As discussed in yesterday’s post, Executive Order 13659 requires the completion of the United States’ national “Single Window” by December 2016 and also highlights a series of trade modernization activities to be advanced by federal agencies between now and then. Work to develop a U.S. Government Single Window started years ago, but the Executive Order helped breathe new life into the effort. While the political commitment conveyed by the Executive Order focused senior level attention on this important project, it also raised the stakes considerably and necessitated a reconsideration of how we defined “success.” Some of the key first steps toward tackling these challenges included getting the new governance structures in place; taking a hard look at U.S. Government data needs and working to streamline and simplify these requirements; ensuring a sound legal framework; and selecting priority policy issues that required immediate attention.

Governance Structure

While DHS (primarily U.S. Customs and Border Protection) is responsible for developing and operating the technical foundation of the Single Window, the project as a whole requires a remarkable amount of coordination and collaboration among dozens of agencies, each with different missions, requirements, and budgets. Before the Executive Order, a long-standing body called the International Trade Data System Board of Directors coordinated these interagency efforts. The Board, chaired by officials of the Department of Treasury, worked to build a Single Window that fulfilled basic statutory requirements established in Section 405 of the “Security and Accountability for Every Port Act of 2006” (P.L. 109–347, October 13, 2006). Specifically, that law required a unified portal system, to be known as the “International Trade Data System” that would collect and distribute standard electronic import and export data required by government agencies.

However, the Executive Order expanded the scope of the initial effort by calling for a set of broader reforms among the many agencies responsible for processing imports and exports. The Border Interagency Executive Council (known as the BIEC) stood up in early 2014 to take on these challenges. DHS Deputy Secretary Mayorkas and Elliot Kaye, Chairman of the Consumer Product Safety Commission, officiated over the five meetings held throughout 2014. BIEC membership includes senior-level officials from relevant Departments, including the Departments of Agriculture, Commerce, Defense, Health and Human Services, Interior, Justice, State, Transportation, and Treasury, an array of independent agencies, and representatives from the Executive Office of the President. While focusing initially on organizational matters such as membership, subcommittee structures, and organizing principles (more info is available at www.ITDS.gov), the BIEC soon turned to the more substantive work of defining strategic goals and identifying U.S. Government laws, regulations, policies, or operations that threatened to hinder achievement of them. Also of note, the BIEC opted against the establishment of a new industry advisory council and instead will look to the number of existing bodies for advice and recommendations on strategic issues and topics of relevance to multiple agencies.
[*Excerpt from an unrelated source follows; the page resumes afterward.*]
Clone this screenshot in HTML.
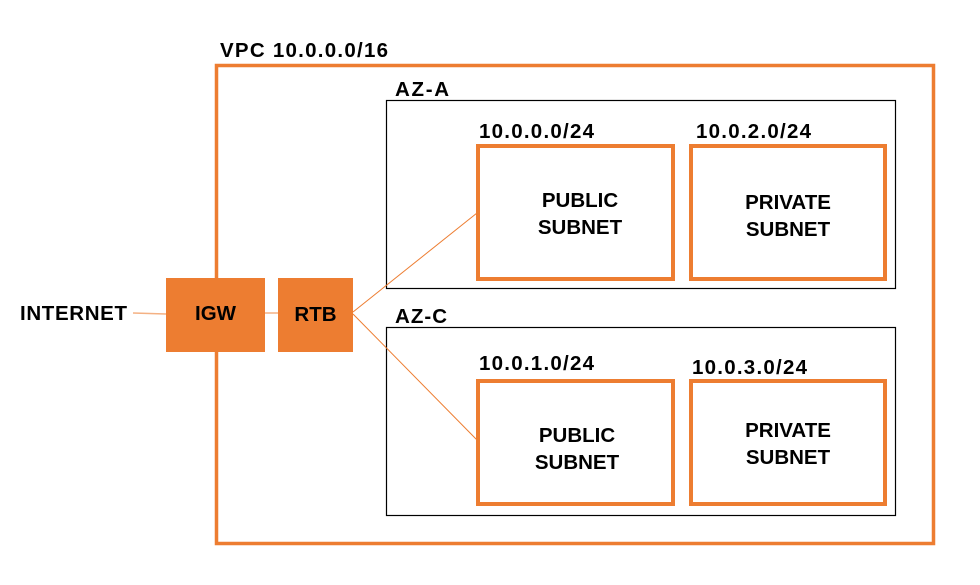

Legal Frameworks and Data Needs

DHS and other agencies focused much time and attention in 2014 on finalizing data needs across the U.S. Government and ensuring that necessary legal frameworks were in place to enable on-time delivery of Single Window capabilities. Under the leadership of the ITDS Board of Directors, agencies reviewed all current legal authorities for data requirements and initiated a coordinated regulatory and information collection amendment process to ensure that everyone can collect required data electronically.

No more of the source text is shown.